■ EXERCISE PROMPT
Retype nothing but the lines from the start of the material up to and including the line with "import plotly.graph_objects as go". Pictures don't belong in the copy.
-------- DATASET RECORDS --------
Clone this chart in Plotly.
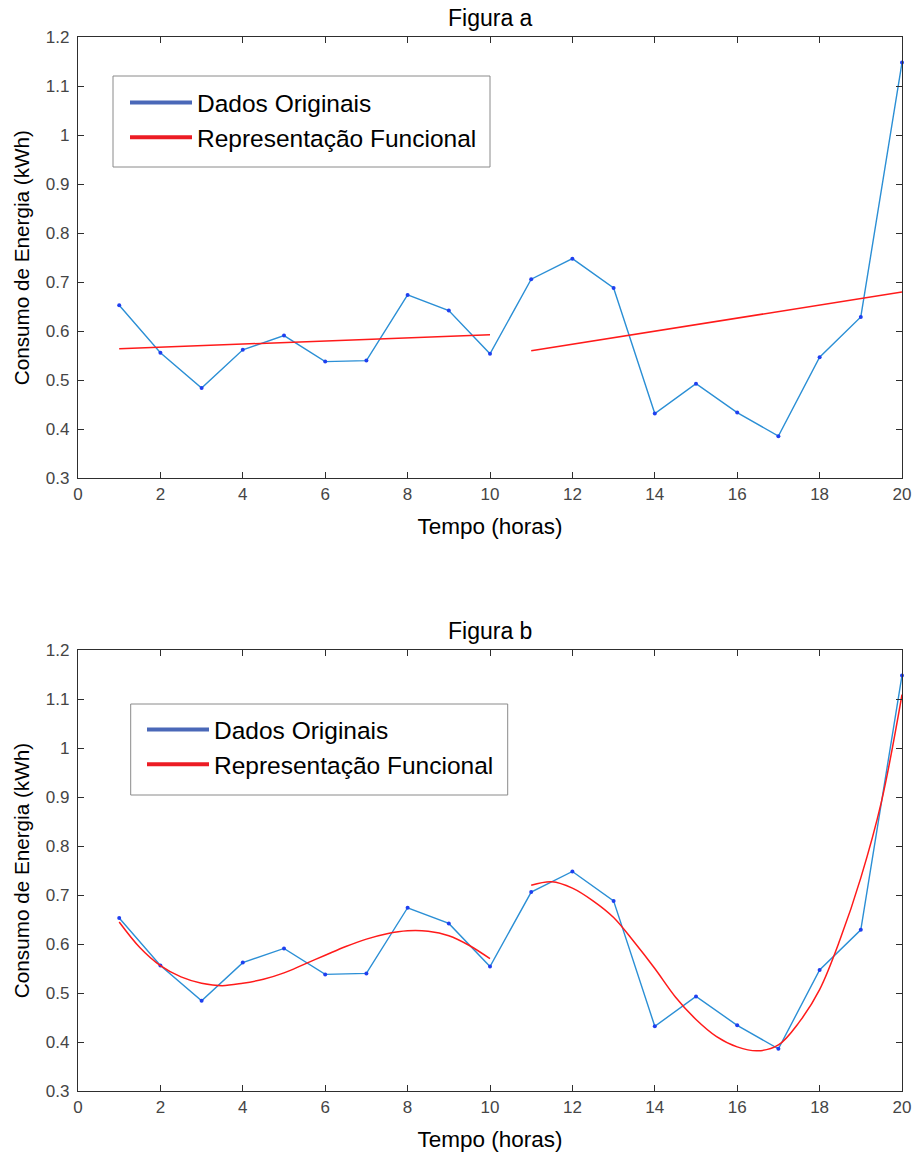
import plotly.graph_objects as go

# ---------------- data ----------------
hours = list(range(1, 21))
consumo = [0.653, 0.556, 0.484, 0.562, 0.591, 0.538, 0.540, 0.674, 0.642, 0.554,
           0.706, 0.748, 0.688, 0.432, 0.493, 0.434, 0.386, 0.547, 0.629, 1.148]

# Figura a: linear functional representation (two segments, read at endpoints)
fit_a_x = [1, 10, None, 11, 20]
fit_a_y = [0.564, 0.593, None, 0.560, 0.680]

# Figura b: smooth functional representation
fit_b1_x = [1, 1.5, 2, 2.5, 3, 3.5, 4, 4.5, 5, 5.5, 6, 6.5, 7, 7.5, 8, 8.5, 9, 9.5, 10]
fit_b1_y = [0.645, 0.593, 0.556, 0.533, 0.520, 0.515, 0.520, 0.528, 0.541, 0.559,
            0.577, 0.595, 0.610, 0.621, 0.627, 0.626, 0.617, 0.597, 0.570]
fit_b2_x = [11, 11.5, 12, 12.5, 13, 13.5, 14, 14.5, 15, 15.5, 16, 16.5, 17, 17.5,
            18, 18.5, 19, 19.5, 20]
fit_b2_y = [0.720, 0.727, 0.714, 0.688, 0.654, 0.604, 0.550, 0.492, 0.446, 0.411,
            0.390, 0.382, 0.394, 0.440, 0.507, 0.610, 0.735, 0.890, 1.109]

x_ticks = [0, 2, 4, 6, 8, 10, 12, 14, 16, 18, 20]
y_ticks = [0.3, 0.4, 0.5, 0.6, 0.7, 0.8, 0.9, 1.0, 1.1, 1.2]
y_tick_labels = ["0.3", "0.4", "0.5", "0.6", "0.7", "0.8", "0.9", "1", "1.1", "1.2"]

titles = ["Figura a", "Figura b"]
legend_names = ["Dados Originais", "Representação Funcional"]
x_title = "Tempo (horas)"
y_title = "Consumo de Energia (kWh)"

# ---------------- style ----------------
FONT = "Liberation Sans, Arial, Helvetica, sans-serif"
BLUE_LINE = "#2b8fd5"
BLUE_MARK = "#1f3ff0"
RED = "#ff1a1a"
LEG_BLUE = "#4a68b8"
LEG_RED = "#ec1c24"
AXIS_COL = "#2e2e2e"
TICK_COL = "#454545"

W, H = 912, 1156
ML, MR, MT, MB = 78, 10, 37, 65
PW = W - ML - MR
PH = H - MT - MB
BOTTOM_PX = H - MB


def px_x(p):
    return (p - ML) / PW


def px_y(p):
    return (BOTTOM_PX - p) / PH


TOP_DOM = [px_y(478.3), 1.0]
BOT_DOM = [0.0, px_y(650)]

fig = go.Figure()

panels = [("x", "y", "legend", [(fit_a_x, fit_a_y)]),
          ("x2", "y2", "legend2", [(fit_b1_x, fit_b1_y), (fit_b2_x, fit_b2_y)])]

for xa, ya, leg, fits in panels:
    fig.add_trace(go.Scatter(x=hours, y=consumo, mode="lines+markers",
                             line=dict(color=BLUE_LINE, width=1.4),
                             marker=dict(color=BLUE_MARK, size=4),
                             showlegend=False, xaxis=xa, yaxis=ya,
                             cliponaxis=False))
    for fx, fy in fits:
        fig.add_trace(go.Scatter(x=fx, y=fy, mode="lines",
                                 line=dict(color=RED, width=1.5,
                                           shape="spline" if xa == "x2" else "linear"),
                                 connectgaps=False, showlegend=False,
                                 xaxis=xa, yaxis=ya))
    # legend entries
    fig.add_trace(go.Scatter(x=[None], y=[None], mode="lines", name=legend_names[0],
                             line=dict(color=LEG_BLUE, width=4), legend=leg,
                             xaxis=xa, yaxis=ya))
    fig.add_trace(go.Scatter(x=[None], y=[None], mode="lines", name=legend_names[1],
                             line=dict(color=LEG_RED, width=4), legend=leg,
                             xaxis=xa, yaxis=ya))


def xaxis_cfg(anchor):
    return dict(domain=[0, 1], anchor=anchor, range=[0, 20], tickvals=x_ticks,
                ticks="inside", ticklen=6, tickcolor=AXIS_COL, tickwidth=1.2,
                showline=True, linecolor=AXIS_COL, linewidth=1.3, mirror="ticks",
                showgrid=False, zeroline=False, automargin=False,
                tickfont=dict(size=17, color=TICK_COL, family=FONT),
                title=dict(text=x_title, font=dict(size=22.5, color="black", family=FONT),
                           standoff=15))


def yaxis_cfg(anchor, dom):
    return dict(domain=dom, anchor=anchor, range=[0.3, 1.2], tickvals=y_ticks,
                ticktext=y_tick_labels,
                ticks="inside", ticklen=6, tickcolor=AXIS_COL, tickwidth=1.2,
                showline=True, linecolor=AXIS_COL, linewidth=1.3, mirror="ticks",
                showgrid=False, zeroline=False, ticklabelstandoff=4, automargin=False,
                tickfont=dict(size=17, color=TICK_COL, family=FONT),
                title=dict(text=y_title, font=dict(size=20.7, color="black", family=FONT),
                           standoff=10))


def legend_cfg(x, y):
    return dict(x=x, y=y, xanchor="left", yanchor="top", bgcolor="rgba(0,0,0,0)",
                borderwidth=0,
                font=dict(size=24.5, color="black", family=FONT),
                tracegroupgap=0, itemwidth=62)


# legend frames (layout decoration)
legend_boxes = [(113, 76, 490, 167), (130.7, 704, 507.7, 795)]
shapes = []
for x0, y0, x1, y1 in legend_boxes:
    shapes.append(dict(type="rect", xref="paper", yref="paper",
                       x0=px_x(x0), x1=px_x(x1), y0=px_y(y1), y1=px_y(y0),
                       line=dict(color="#8a8a8a", width=1), fillcolor="white",
                       layer="below"))

fig.update_layout(
    width=W, height=H,
    margin=dict(l=ML, r=MR, t=MT, b=MB),
    paper_bgcolor="white", plot_bgcolor="white",
    font=dict(family=FONT),
    xaxis=xaxis_cfg("y"), yaxis=yaxis_cfg("x", TOP_DOM),
    xaxis2=xaxis_cfg("y2"), yaxis2=yaxis_cfg("x2", BOT_DOM),
    legend=legend_cfg(px_x(125), px_y(80)),
    legend2=legend_cfg(px_x(142), px_y(707)),
    shapes=shapes,
    annotations=[
        dict(text=titles[0], xref="paper", yref="paper", x=0.5, y=TOP_DOM[1],
             xanchor="center", yanchor="bottom", showarrow=False, yshift=4,
             font=dict(size=23, color="black", family=FONT)),
        dict(text=titles[1], xref="paper", yref="paper", x=0.5, y=BOT_DOM[1],
             xanchor="center", yanchor="bottom", showarrow=False, yshift=4,
             font=dict(size=23, color="black", family=FONT)),
    ],
    showlegend=True,
)

fig.write_html("out.html",
               config={"displayModeBar": False},
               post_script="document.body.style.margin='0px';"
                           "document.body.style.overflow='hidden';")
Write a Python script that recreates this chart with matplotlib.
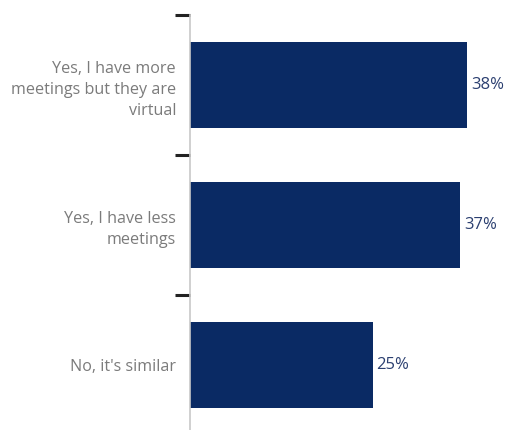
import matplotlib

matplotlib.use("Agg")
import matplotlib.pyplot as plt
from matplotlib.ticker import FixedLocator, NullLocator

categories = [
    "Yes, I have more\nmeetings but they are\nvirtual",
    "Yes, I have less\nmeetings",
    "No, it's similar",
]
shares = [38, 37, 25]

BAR_COLOR = "#0a2a64"
LABEL_COLOR = "#7b7b7b"
VALUE_COLOR = "#2b3f70"

plt.rcParams["font.family"] = ["Open Sans", "DejaVu Sans"]

figure = plt.figure(figsize=(5.12, 4.30), dpi=100)
axis = figure.add_axes([0.371, 0.0, 0.629, 0.965])

positions = list(range(len(categories)))
axis.barh(positions, shares, height=0.61, color=BAR_COLOR)

for pos, value in zip(positions, shares):
    axis.text(value + 0.55, pos, f"{value}%", va="center", ha="left",
              fontsize=12, color=VALUE_COLOR)

axis.set_xlim(0, 44.1)
axis.set_ylim(2.464, -0.5)

# category labels placed at bar centres, ticks drawn at the boundaries
axis.yaxis.set_major_locator(FixedLocator(positions))
axis.set_yticklabels(categories, fontsize=11.6, color=LABEL_COLOR,
                     linespacing=1.42)
axis.tick_params(axis="y", which="major", length=0, pad=10)
axis.yaxis.set_minor_locator(FixedLocator([-0.5, 0.5, 1.5]))
axis.tick_params(axis="y", which="minor", length=11, width=2.2,
                 color="#222222")
axis.xaxis.set_major_locator(NullLocator())

for side in ("top", "right", "bottom"):
    axis.spines[side].set_visible(False)
axis.spines["left"].set_color("#c8c8c8")
axis.spines["left"].set_linewidth(1.2)

figure.savefig("out.png", dpi=100)
plt.close(figure)
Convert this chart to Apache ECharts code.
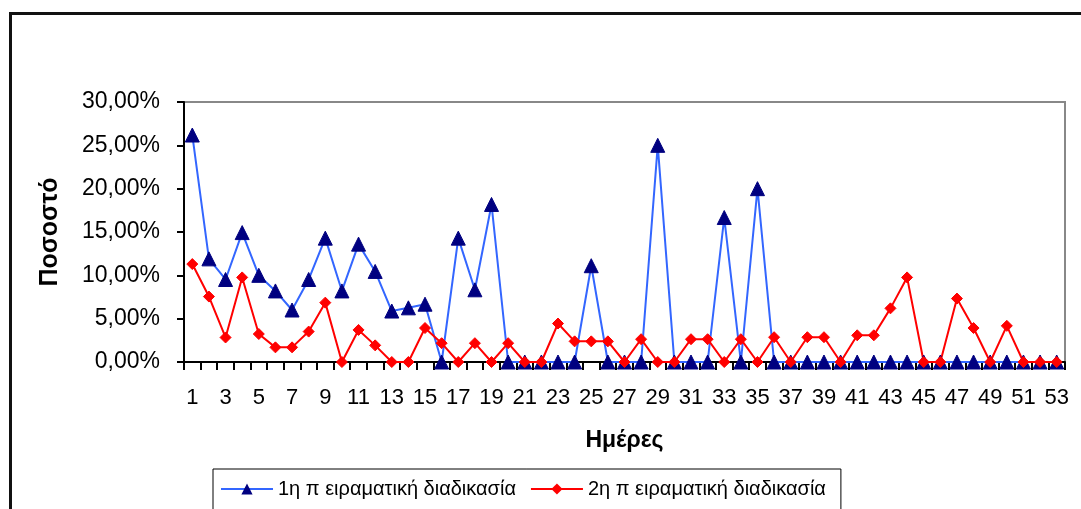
<!DOCTYPE html>
<html>
<head>
<meta charset="utf-8">
<script src="https://cdn.jsdelivr.net/npm/echarts@6/dist/echarts.min.js"></script>
<style>
html,body{margin:0;padding:0;background:#fff;}
#chart{width:1081px;height:509px;}
</style>
</head>
<body>
<div id="chart"></div>
<script>
var days = [];
for (var d = 1; d <= 53; d++) { days.push(String(d)); }

var series1Name = '1η π ειραματική διαδικασία';
var series2Name = '2η π ειραματική διαδικασία';

var series1 = [26.19, 11.9, 9.52, 14.93, 10.0, 8.2, 6.0, 9.52, 14.29, 8.2,
  13.6, 10.45, 5.88, 6.25, 6.67, 0, 14.29, 8.33, 18.18, 0,
  0, 0, 0, 0, 11.11, 0, 0, 0, 25.0, 0,
  0, 0, 16.67, 0, 20.0, 0, 0, 0, 0, 0,
  0, 0, 0, 0, 0, 0, 0, 0, 0, 0,
  0, 0, 0];

var series2 = [11.3, 7.55, 2.83, 9.76, 3.23, 1.69, 1.69, 3.51, 6.85, 0,
  3.7, 1.92, 0, 0, 3.92, 2.17, 0, 2.17, 0, 2.17,
  0, 0, 4.44, 2.38, 2.38, 2.38, 0, 2.63, 0, 0,
  2.63, 2.63, 0, 2.63, 0, 2.86, 0, 2.86, 2.86, 0,
  3.08, 3.08, 6.19, 9.76, 0, 0, 7.32, 3.92, 0, 4.17,
  0, 0, 0];

var xTitle = 'Ημέρες';
var yTitle = 'Ποσοστό';

var FONT = '"Liberation Sans", Arial, sans-serif';
var chart = echarts.init(document.getElementById('chart'));
chart.setOption({
  animation: false,
  backgroundColor: '#fff',
  textStyle: { fontFamily: FONT },
  graphic: [{
    type: 'rect',
    shape: { x: 10.5, y: 13.5, width: 1200, height: 600 },
    style: { fill: 'none', stroke: '#111', lineWidth: 3 },
    silent: true, z: -1
  }],
  grid: {
    left: 184, top: 102, right: 16, bottom: 147,
    show: true, borderColor: '#888', borderWidth: 2, backgroundColor: 'transparent'
  },
  legend: {
    left: 213, top: 469,
    itemWidth: 52, itemHeight: 14, itemGap: 14,
    padding: [10, 15, 40, 7],
    borderColor: '#000', borderWidth: 1,
    textStyle: { fontSize: 20, color: '#000', fontFamily: FONT },
    data: [series1Name, series2Name]
  },
  xAxis: {
    type: 'category',
    data: days,
    boundaryGap: true,
    name: xTitle,
    nameLocation: 'middle',
    nameGap: 67,
    nameTextStyle: { fontSize: 23, fontWeight: 'bold', color: '#000', fontFamily: FONT },
    axisLine: { lineStyle: { color: '#000', width: 2 } },
    axisTick: { show: true, interval: 0, length: 8, lineStyle: { color: '#000', width: 2 } },
    axisLabel: { interval: 1, fontSize: 22, color: '#000', margin: 25, fontFamily: FONT },
    splitLine: { show: false }
  },
  yAxis: {
    type: 'value',
    min: 0, max: 30, interval: 5,
    name: yTitle,
    nameLocation: 'middle',
    nameGap: 121,
    nameTextStyle: { fontSize: 25, fontWeight: 'bold', color: '#000', fontFamily: FONT },
    axisLine: { show: true, lineStyle: { color: '#000', width: 2 } },
    axisTick: { show: true, length: 7, lineStyle: { color: '#000', width: 2 } },
    axisLabel: {
      fontSize: 23, color: '#000', margin: 24, fontFamily: FONT,
      formatter: function (v) { return v.toFixed(2).replace('.', ',') + '%'; }
    },
    splitLine: { show: false }
  },
  series: [{
    name: series1Name,
    type: 'line',
    data: series1,
    symbol: 'triangle',
    symbolSize: 14,
    showAllSymbol: true,
    lineStyle: { color: '#3366ff', width: 2 },
    itemStyle: { color: '#000080', borderColor: '#000080' }
  }, {
    name: series2Name,
    type: 'line',
    data: series2,
    symbol: 'diamond',
    symbolSize: 11,
    showAllSymbol: true,
    lineStyle: { color: '#ff0000', width: 2 },
    itemStyle: { color: '#ff0000', borderColor: '#ff0000' }
  }]
});
</script>
</body>
</html>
--------
■ EXERCISE ANSWER
Clone this chart in Plotly.
import plotly.graph_objects as go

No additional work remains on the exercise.